Но не разогнула. Не успела. Только услыхала, как над головой что-то страшно и громко засвистело, словно в дом ввинчивали гигантское острое сверло. А потом тяжелый гром упал на голову и сбил Варку с ног. Сразу. Наповал. Даже не ойкнула. Как стояла, так и грохнулась о землю, распластав большие жилистые руки. Только в растерянности крикнула:
— Ой, доченька!
И стала падать в темный бездонный колодец. Ударило едким запахом пороха и мелинита, который она уже не раз слышала, когда поблизости рвались бомбы и снаряды. Горький, зловонный, противный запах. Боже мой, а как же дети? Там же Юлька и Грицько. Что с ними? Неужели не спрятались? А как они могли спрятаться, если все произошло так внезапно. Не было ни тревоги, ни гула самолетов в небе. Сразу засвистело и взорвалось. Раскрыла глаза — и ничего не видит. В доме дым. Или, может, ослепла она? Собрав последние силы, Варвара рванулась к двери, споткнулась о порог, услыхав страшный детский вопль.
— Ма-а-ма-а-а! — не своим голосом закричал Грицько.
А Юлька не закричала.
Она лежала посреди дворика, раскинув еще теплые ручонки.
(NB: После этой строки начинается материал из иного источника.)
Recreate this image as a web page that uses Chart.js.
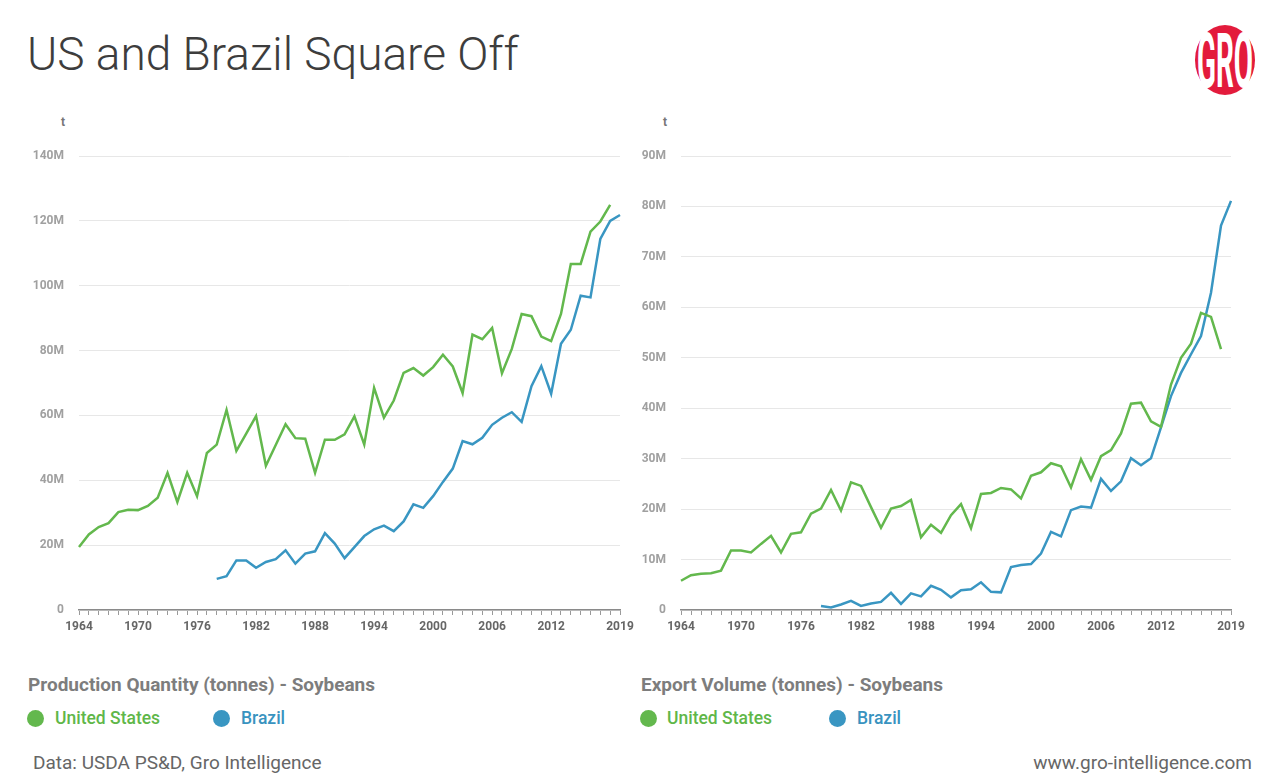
<!DOCTYPE html>
<html>
<head>
<meta charset="utf-8">
<script src="https://cdn.jsdelivr.net/npm/chart.js@4/dist/chart.umd.min.js"></script>
<style>
  html, body { margin: 0; padding: 0; background: #fff; }
  body { width: 1280px; height: 782px; position: relative; overflow: hidden; font-family: Roboto, sans-serif; }
  .abs { position: absolute; white-space: nowrap; }
  .title { left: 27px; top: 31px; font-size: 46px; font-weight: 300; color: #3d3d3d; line-height: 1; }
  .unit { top: 115px; font-size: 12px; font-weight: 700; color: #777; }
  .heading { top: 673px; font-size: 19px; font-weight: 700; color: #7d7d7d; }
  .legend-item { top: 708px; font-size: 17.5px; font-weight: 500; }
  .dot { position: absolute; width: 17px; height: 17px; border-radius: 50%; top: 710px; }
  .footer { top: 751px; font-size: 19px; color: #666; }
  canvas { position: absolute; }
</style>
</head>
<body>
<div class="abs title">US and Brazil Square Off</div>

<svg class="abs" style="left:1190px; top:22px" width="70" height="76" viewBox="1190 22 70 76">
  <ellipse cx="1225" cy="60" rx="30" ry="35" fill="#e31b3c"/>
  <text x="1225" y="46" text-anchor="middle" fill="#fff" font-family="Roboto" font-weight="700" font-size="40"
        textLength="56" lengthAdjust="spacingAndGlyphs" transform="scale(1,1.9)">GRO</text>
</svg>

<div class="abs unit" style="left:61px">t</div>
<div class="abs unit" style="left:663px">t</div>

<div style="position:absolute; left:0; top:100px; width:640px; height:541px;"><canvas id="production-chart"></canvas></div>
<div style="position:absolute; left:620px; top:100px; width:640px; height:541px;"><canvas id="export-chart"></canvas></div>

<div class="abs heading" style="left:28px">Production Quantity (tonnes) - Soybeans</div>
<div class="dot" style="left:27px; background:#63b84d"></div>
<div class="abs legend-item" style="left:55px; color:#5fb749">United States</div>
<div class="dot" style="left:213px; background:#3996c2"></div>
<div class="abs legend-item" style="left:241px; color:#3993c0">Brazil</div>

<div class="abs heading" style="left:641px">Export Volume (tonnes) - Soybeans</div>
<div class="dot" style="left:640px; background:#63b84d"></div>
<div class="abs legend-item" style="left:667px; color:#5fb749">United States</div>
<div class="dot" style="left:829px; background:#3996c2"></div>
<div class="abs legend-item" style="left:857px; color:#3993c0">Brazil</div>

<div class="abs footer" style="left:33px">Data: USDA PS&amp;D, Gro Intelligence</div>
<div class="abs footer" style="right:28px">www.gro-intelligence.com</div>

<script>
// Soybeans, US vs Brazil, 1964-2019 (values in million tonnes)
const years = ['1964','1965','1966','1967','1968','1969','1970','1971','1972','1973',
  '1974','1975','1976','1977','1978','1979','1980','1981','1982','1983',
  '1984','1985','1986','1987','1988','1989','1990','1991','1992','1993',
  '1994','1995','1996','1997','1998','1999','2000','2001','2002','2003',
  '2004','2005','2006','2007','2008','2009','2010','2011','2012','2013',
  '2014','2015','2016','2017','2018','2019'];
const labeledYears = ['1964','1970','1976','1982','1988','1994','2000','2006','2012','2019'];

const usProductionMt = [19.4, 23.3, 25.6, 26.8, 30.2, 30.9, 30.8, 32.1, 34.6, 42.3,
  33.3, 42.3, 35.1, 48.4, 51.0, 61.7, 49.1, 54.4, 59.8, 44.5,
  50.9, 57.3, 53.0, 52.8, 42.3, 52.5, 52.5, 54.2, 59.7, 51.0,
  68.5, 59.3, 64.6, 73.1, 74.6, 72.3, 74.9, 78.7, 75.1, 66.9,
  84.9, 83.5, 87.0, 73.0, 80.5, 91.3, 90.6, 84.3, 82.9, 91.3,
  106.7, 106.7, 116.7, 119.8, 124.9, null];
const brazilProductionMt = [null, null, null, null, null, null, null, null, null, null,
  null, null, null, null, 9.6, 10.4, 15.3, 15.3, 13.0, 14.8,
  15.7, 18.4, 14.3, 17.4, 18.1, 23.7, 20.5, 16.0, 19.4, 22.8,
  24.9, 26.0, 24.3, 27.3, 32.6, 31.5, 35.1, 39.5, 43.6, 52.1,
  51.1, 53.1, 57.1, 59.3, 61.0, 58.0, 69.0, 75.2, 66.7, 82.1,
  86.4, 96.9, 96.4, 114.4, 120.0, 121.8];

const usExportsMt = [5.8, 6.9, 7.2, 7.3, 7.8, 11.8, 11.8, 11.4, 13.1, 14.7,
  11.4, 15.1, 15.4, 19.1, 20.1, 23.8, 19.7, 25.3, 24.6, 20.4,
  16.3, 20.1, 20.6, 21.8, 14.4, 16.9, 15.3, 18.8, 21.0, 16.2,
  23.0, 23.2, 24.2, 23.9, 22.1, 26.6, 27.3, 29.1, 28.5, 24.3,
  29.9, 25.8, 30.5, 31.7, 35.0, 40.9, 41.1, 37.4, 36.3, 44.7,
  50.0, 52.8, 58.9, 58.1, 51.7, null];
const brazilExportsMt = [null, null, null, null, null, null, null, null, null, null,
  null, null, null, null, 0.8, 0.5, 1.1, 1.8, 0.8, 1.3,
  1.6, 3.4, 1.2, 3.3, 2.7, 4.8, 4.0, 2.5, 3.9, 4.1,
  5.5, 3.6, 3.5, 8.5, 8.9, 9.1, 11.2, 15.5, 14.6, 19.8,
  20.5, 20.3, 26.0, 23.6, 25.5, 30.1, 28.7, 30.1, 36.2, 42.4,
  47.0, 50.7, 54.3, 62.9, 76.2, 81.1];

const GREEN = '#63b84d';
const BLUE = '#3996c2';

function lineDataset(label, data, color) {
  return {
    label,
    data,
    borderColor: color,
    backgroundColor: color,
    borderWidth: 2.5,
    pointRadius: 0,
    tension: 0,
    fill: false,
  };
}

function chartOptions(yMax, yStep, yAxisWidth, rightPad) {
  return {
    responsive: true,
    maintainAspectRatio: false,
    animation: false,
    layout: { padding: { top: 56, right: rightPad, bottom: 0, left: 0 } },
    plugins: { legend: { display: false }, tooltip: { enabled: false } },
    scales: {
      x: {
        type: 'category',
        offset: false,
        border: { display: true, color: '#8a8a8a', width: 1.5 },
        grid: { display: true, drawOnChartArea: false, drawTicks: true, tickLength: 5, tickColor: '#9a9a9a' },
        ticks: {
          autoSkip: false,
          maxRotation: 0,
          padding: 5,
          color: '#666',
          font: { family: 'Roboto', size: 12, weight: 'bold' },
          callback: function (value) {
            const label = this.getLabelForValue(value);
            return labeledYears.includes(label) ? label : '';
          },
        },
        afterFit: (scale) => { scale.height = 31; },
      },
      y: {
        min: 0,
        max: yMax,
        border: { display: false },
        grid: { color: '#e7e7e7', lineWidth: 1, drawTicks: false },
        ticks: {
          stepSize: yStep,
          padding: 15,
          color: '#a0a0a0',
          font: { family: 'Roboto', size: 12, weight: 'bold' },
          callback: (v) => (v === 0 ? '0' : v + 'M'),
        },
        afterFit: (scale) => { scale.width = yAxisWidth; },
      },
    },
  };
}

new Chart(document.getElementById('production-chart'), {
  type: 'line',
  data: {
    labels: years,
    datasets: [
      lineDataset('United States', usProductionMt, GREEN),
      lineDataset('Brazil', brazilProductionMt, BLUE),
    ],
  },
  options: chartOptions(140, 20, 79, 20),
});

new Chart(document.getElementById('export-chart'), {
  type: 'line',
  data: {
    labels: years,
    datasets: [
      lineDataset('United States', usExportsMt, GREEN),
      lineDataset('Brazil', brazilExportsMt, BLUE),
    ],
  },
  options: chartOptions(90, 10, 61, 29),
});
</script>
</body>
</html>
Варка схватила Юльку на руки и припала к ее головке, словно хотела вдохнуть в ребенка жизнь. Юлька взглянула на мать уже невидящим, тусклым взором и закатила глаза, тяжело всхлипнув кровью. Она хотела что-то сказать, но слово так и замерло на болезненно сжатых, посиневших устах. Горячая кровь текла по рукам матери. Варка обернула ребенка мокрым фартуком, точно боялась, что хоть одна капля этой крови упадет на камень.